When someone (Acme, Inc.) wants to do something that they don't have money for (develop a new model of rocket-powered roller skate, for example), they can get a loan for it from a bank. Thanks to fractional reserve banking, that loan is practically unlimited in size, as long as two conditions are met:
By creating a sufficient supply of pure cash, the desired transactions can take place - contracts are signed, parts are ordered, workers are paid, and paychecks are deposited in the bank, just in time to pay back that bank's loan from the Fed. In the grand scheme of things, Acme gave money directly into the workers' accounts, and now has a huge debt to fill. Fortunately, those workers will soon be working, parts will be delivered, the contracts fulfilled, and sales will bring in enough revenue for Acme to negate that "anti-money" debt.
Of course, with debt effectively being "anti-money", it can function just like money can... Contracts can be arranged for deferred payment, and Parts can be bought on credit, and workers' checks can be delayed until after the work is done. Debt works just like money, with the only difference being who gets to hold it while obligations are fulfilled.
Note that through this whole process, the only money involved that doesn't have a loan to counter it is what the eventual customers pay Acme, Inc.for the shiny new roller skates. That's perfectly fine, since money is just a tool for facilitating trade. Why mandate that money be attached to a shiny metal when it's not going to exist as anything more than a placeholder for a few days before being annihilated?
Whew.
Now let's contrast that with a fixed currency like a gold standard. Since all money must necessarily be tied to something real, there is no possibility for a large loan. Banks simply cannot loan out more than they've been given by depositors, and since they'll need to keep cash on hand to cover bank runs, their capacity for loans is effectively crippled. When Acme asks for a loan to cover the investment to make new roller skates, too bad. The money for a loan simply isn't available, and never will be. After all, if a depositor comes asking for their money and the bank can't provide it, the bank goes bankrupt, so their fraction of loan-able money is measured against the risk of a run.
Without the loan to Acme, the contracts aren't signed, parts aren't made, and workers aren't paid. All trade is effectively limited by how much money one company can gather at one time, and then how much it's willing to spend to make some product. That's a liquidity crisis.
Liquidity crises are bad. The majority of damage in 2008 and 2009 (which we're still feeling today) was caused by a liquidity crisis. With no trade, jobs are lost, people get worried, and they turn to the savings in the banks... raising the risk of a bank run, and therefore lowering the amount the banks will loan out, which damages trade even more.
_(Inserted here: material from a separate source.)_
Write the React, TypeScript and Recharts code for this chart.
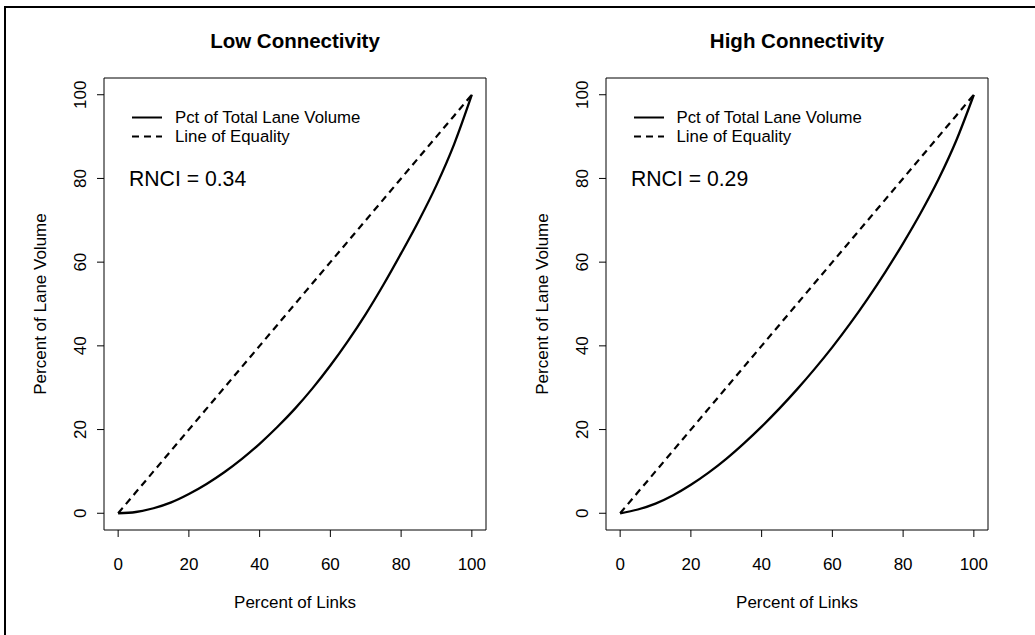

So why not simply declare an ounce of gold to be worth $1,000,000, so the government could still make huge loans?
No matter how much gold is valued at, the economy's growth will always eventually outpace it. As
Re:It's the server that's not (Score:5, Informative)
No, that Butterfly labs platform will currently mine about 0.37BTC/day, or 11.17BTC/month. Currently the exchange rate is $12/BTC, with fluctuations of about +-$1/BTC in the past few weeks. GPU's use up way more power, although they hardware cost is less. Either way, it's easy to turn a profit after power costs, albeit with the risk that your capital investment and coins generated will be useless if bitcoin busts. Obviously lots of miners immediately sell every coin they generate to recoup that capital investment.
It's irrelevant what Bitcoins are, only how scarce they are, what's the inflation rate, and what people are willing to pay for them. The latter driven because the scarcity and inflation rate is fixed, and you can transfer them from one person to the other easily.
They also are *not* a series of 1s or 0s in the correct pattern; you're confusing Bitcoins with hash cash. Rather it's an accounting system where the number of Bitcoins you have is based on a transaction trail back to the original creation of a Bitcoin. That creation happens out of thin air, but in a manner where the network only allows a (on average) fixed amount every 10minutes, automatically adjusted both to slowly decline that amount over time, and to ensure that as more people compete for that amount, it gets harder to get coins. All this stuff about "mining" is just proving how much computer power you control, so that the users of the system can vote on what is the authentic and true ordering of transactions. If the system didn't vote on transaction ordering, people could spend money twice, by signing statements to the affect of "I, Alice, transfer x coins to Bob" followed by "I, Alice, transfer x coins to Charlie".
It's just a form of fiat with a fixed, and declining, inflation rate that happens to be transferably digitally and can't be counterfeited, where all those properties are controlled by a distributed group of computers with many different owners. It's really not that complex or magical.
Modern banking is actually really similar, except that transactions guaranteed by accountants, and we say the government decides how many coins to create.
Re:It's the server that's not (Score:4, Informative)
The bitcoin infrastructure itself, ie the system which processes payments is whats secure...
An organisation which was storing bitcoins was found not to be secure...
This is no different to a bank getting robbed, and is down to poor security on the part of the bank rather than anything to do with the actual item that was stolen.